→ Aim: Transcribe each line of the material as it is, and drop any picture.

→ Recorded data:
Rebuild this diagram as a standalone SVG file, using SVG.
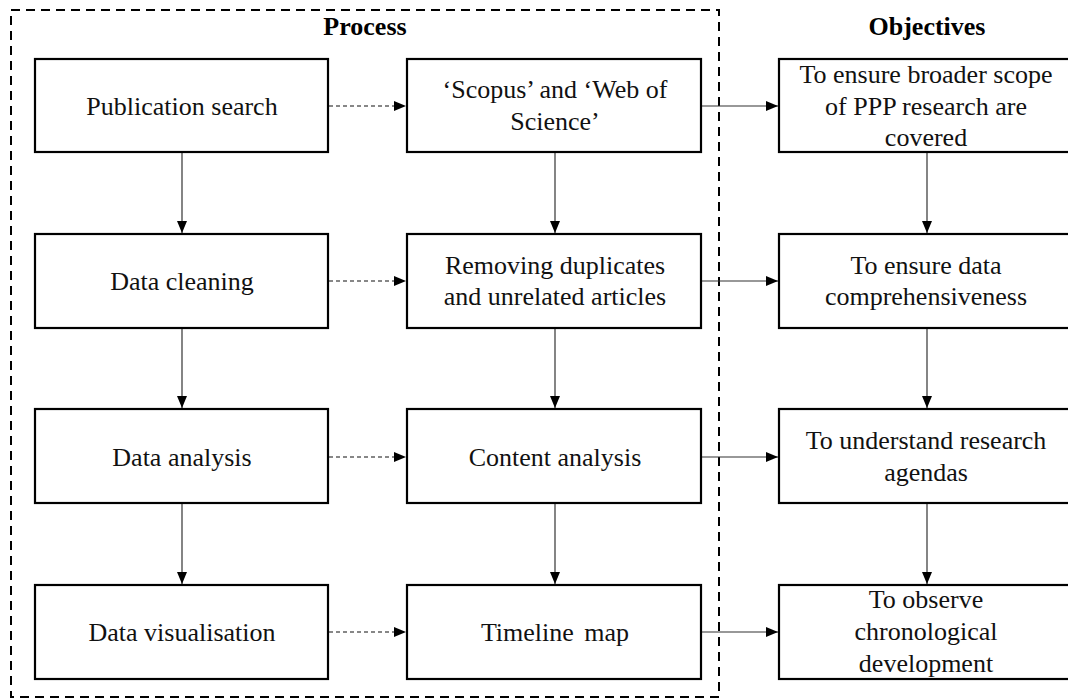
<svg xmlns="http://www.w3.org/2000/svg" width="1068" height="698" viewBox="0 0 1068 698">
<defs>
<style>
.box{fill:#fff;stroke:#000;stroke-width:2.2}
.t{font-family:"Liberation Serif","Times New Roman",serif;font-size:26px;fill:#111;text-anchor:middle}
.h{font-family:"Liberation Serif","Times New Roman",serif;font-size:26px;font-weight:bold;fill:#000;text-anchor:middle}
.c{stroke:#333;stroke-width:1.2;fill:none;marker-end:url(#ah)}
.d{stroke:#111;stroke-width:1.2;fill:none;stroke-dasharray:4 3;marker-end:url(#ah)}
.frame{fill:none;stroke:#000;stroke-width:2;stroke-dasharray:9 6}
</style>
<marker id="ah" viewBox="0 0 12 10" markerUnits="userSpaceOnUse" markerWidth="12" markerHeight="10" refX="12" refY="5" orient="auto">
<path d="M0,0 L12,5 L0,10 z" fill="#000"/>
</marker>
</defs>
<rect width="1068" height="698" fill="#fff"/>
<rect class="frame" x="11" y="10" width="708" height="687"/>
<text class="h" x="365" y="35">Process</text>
<text class="h" x="927" y="35">Objectives</text>

<g id="connectors">
<line class="c" x1="182" y1="153" x2="182" y2="233"/>
<line class="c" x1="182" y1="328" x2="182" y2="408"/>
<line class="c" x1="182" y1="503" x2="182" y2="584"/>
<line class="c" x1="555" y1="153" x2="555" y2="233"/>
<line class="c" x1="555" y1="328" x2="555" y2="408"/>
<line class="c" x1="555" y1="503" x2="555" y2="584"/>
<line class="c" x1="927" y1="153" x2="927" y2="233"/>
<line class="c" x1="927" y1="328" x2="927" y2="408"/>
<line class="c" x1="927" y1="503" x2="927" y2="584"/>
<line class="d" x1="329" y1="106" x2="406" y2="106"/>
<line class="d" x1="329" y1="281" x2="406" y2="281"/>
<line class="d" x1="329" y1="457" x2="406" y2="457"/>
<line class="d" x1="329" y1="632" x2="406" y2="632"/>
<line class="c" x1="702" y1="106" x2="778" y2="106"/>
<line class="c" x1="702" y1="281" x2="778" y2="281"/>
<line class="c" x1="702" y1="457" x2="778" y2="457"/>
<line class="c" x1="702" y1="632" x2="778" y2="632"/>
</g>

<g id="n1"><rect class="box" x="35" y="59" width="293" height="93"/><text class="t" x="182" y="115">Publication search</text></g>
<g id="n2"><rect class="box" x="35" y="234" width="293" height="94"/><text class="t" x="182" y="290">Data cleaning</text></g>
<g id="n3"><rect class="box" x="35" y="409" width="293" height="94"/><text class="t" x="182" y="466">Data analysis</text></g>
<g id="n4"><rect class="box" x="35" y="585" width="293" height="94"/><text class="t" x="182" y="641">Data visualisation</text></g>

<g id="m1"><rect class="box" x="407" y="59" width="294" height="93"/><text class="t" x="555" y="98">‘Scopus’ and ‘Web of</text><text class="t" x="555" y="130">Science’</text></g>
<g id="m2"><rect class="box" x="407" y="234" width="294" height="94"/><text class="t" x="555" y="274">Removing duplicates</text><text class="t" x="555" y="305">and unrelated articles</text></g>
<g id="m3"><rect class="box" x="407" y="409" width="294" height="94"/><text class="t" x="555" y="466">Content analysis</text></g>
<g id="m4"><rect class="box" x="407" y="585" width="294" height="94"/><text class="t" x="555" y="641" word-spacing="4">Timeline map</text></g>

<g id="o1"><rect class="box" x="779" y="59" width="296" height="93"/><text class="t" x="926" y="83">To ensure broader scope</text><text class="t" x="926" y="115">of PPP research are</text><text class="t" x="926" y="146">covered</text></g>
<g id="o2"><rect class="box" x="779" y="234" width="296" height="94"/><text class="t" x="926" y="274">To ensure data</text><text class="t" x="926" y="305">comprehensiveness</text></g>
<g id="o3"><rect class="box" x="779" y="409" width="296" height="94"/><text class="t" x="926" y="449">To understand research</text><text class="t" x="926" y="481">agendas</text></g>
<g id="o4"><rect class="box" x="779" y="585" width="296" height="94"/><text class="t" x="926" y="608">To observe</text><text class="t" x="926" y="640">chronological</text><text class="t" x="926" y="672">development</text></g>
</svg>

→ The response:
Rebuild this diagram as a standalone SVG file, using SVG.
<svg xmlns="http://www.w3.org/2000/svg" width="1068" height="698" viewBox="0 0 1068 698">
<defs>
<style>
.box{fill:#fff;stroke:#000;stroke-width:2.2}
.t{font-family:"Liberation Serif","Times New Roman",serif;font-size:26px;fill:#111;text-anchor:middle}
.h{font-family:"Liberation Serif","Times New Roman",serif;font-size:26px;font-weight:bold;fill:#000;text-anchor:middle}
.c{stroke:#333;stroke-width:1.2;fill:none;marker-end:url(#ah)}
.d{stroke:#111;stroke-width:1.2;fill:none;stroke-dasharray:4 3;marker-end:url(#ah)}
.frame{fill:none;stroke:#000;stroke-width:2;stroke-dasharray:9 6}
</style>
<marker id="ah" viewBox="0 0 12 10" markerUnits="userSpaceOnUse" markerWidth="12" markerHeight="10" refX="12" refY="5" orient="auto">
<path d="M0,0 L12,5 L0,10 z" fill="#000"/>
</marker>
</defs>
<rect width="1068" height="698" fill="#fff"/>
<rect class="frame" x="11" y="10" width="708" height="687"/>
<text class="h" x="365" y="35">Process</text>
<text class="h" x="927" y="35">Objectives</text>

<g id="connectors">
<line class="c" x1="182" y1="153" x2="182" y2="233"/>
<line class="c" x1="182" y1="328" x2="182" y2="408"/>
<line class="c" x1="182" y1="503" x2="182" y2="584"/>
<line class="c" x1="555" y1="153" x2="555" y2="233"/>
<line class="c" x1="555" y1="328" x2="555" y2="408"/>
<line class="c" x1="555" y1="503" x2="555" y2="584"/>
<line class="c" x1="927" y1="153" x2="927" y2="233"/>
<line class="c" x1="927" y1="328" x2="927" y2="408"/>
<line class="c" x1="927" y1="503" x2="927" y2="584"/>
<line class="d" x1="329" y1="106" x2="406" y2="106"/>
<line class="d" x1="329" y1="281" x2="406" y2="281"/>
<line class="d" x1="329" y1="457" x2="406" y2="457"/>
<line class="d" x1="329" y1="632" x2="406" y2="632"/>
<line class="c" x1="702" y1="106" x2="778" y2="106"/>
<line class="c" x1="702" y1="281" x2="778" y2="281"/>
<line class="c" x1="702" y1="457" x2="778" y2="457"/>
<line class="c" x1="702" y1="632" x2="778" y2="632"/>
</g>

<g id="n1"><rect class="box" x="35" y="59" width="293" height="93"/><text class="t" x="182" y="115">Publication search</text></g>
<g id="n2"><rect class="box" x="35" y="234" width="293" height="94"/><text class="t" x="182" y="290">Data cleaning</text></g>
<g id="n3"><rect class="box" x="35" y="409" width="293" height="94"/><text class="t" x="182" y="466">Data analysis</text></g>
<g id="n4"><rect class="box" x="35" y="585" width="293" height="94"/><text class="t" x="182" y="641">Data visualisation</text></g>

<g id="m1"><rect class="box" x="407" y="59" width="294" height="93"/><text class="t" x="555" y="98">‘Scopus’ and ‘Web of</text><text class="t" x="555" y="130">Science’</text></g>
<g id="m2"><rect class="box" x="407" y="234" width="294" height="94"/><text class="t" x="555" y="274">Removing duplicates</text><text class="t" x="555" y="305">and unrelated articles</text></g>
<g id="m3"><rect class="box" x="407" y="409" width="294" height="94"/><text class="t" x="555" y="466">Content analysis</text></g>
<g id="m4"><rect class="box" x="407" y="585" width="294" height="94"/><text class="t" x="555" y="641" word-spacing="4">Timeline map</text></g>

<g id="o1"><rect class="box" x="779" y="59" width="296" height="93"/><text class="t" x="926" y="83">To ensure broader scope</text><text class="t" x="926" y="115">of PPP research are</text><text class="t" x="926" y="146">covered</text></g>
<g id="o2"><rect class="box" x="779" y="234" width="296" height="94"/><text class="t" x="926" y="274">To ensure data</text><text class="t" x="926" y="305">comprehensiveness</text></g>
<g id="o3"><rect class="box" x="779" y="409" width="296" height="94"/><text class="t" x="926" y="449">To understand research</text><text class="t" x="926" y="481">agendas</text></g>
<g id="o4"><rect class="box" x="779" y="585" width="296" height="94"/><text class="t" x="926" y="608">To observe</text><text class="t" x="926" y="640">chronological</text><text class="t" x="926" y="672">development</text></g>
</svg>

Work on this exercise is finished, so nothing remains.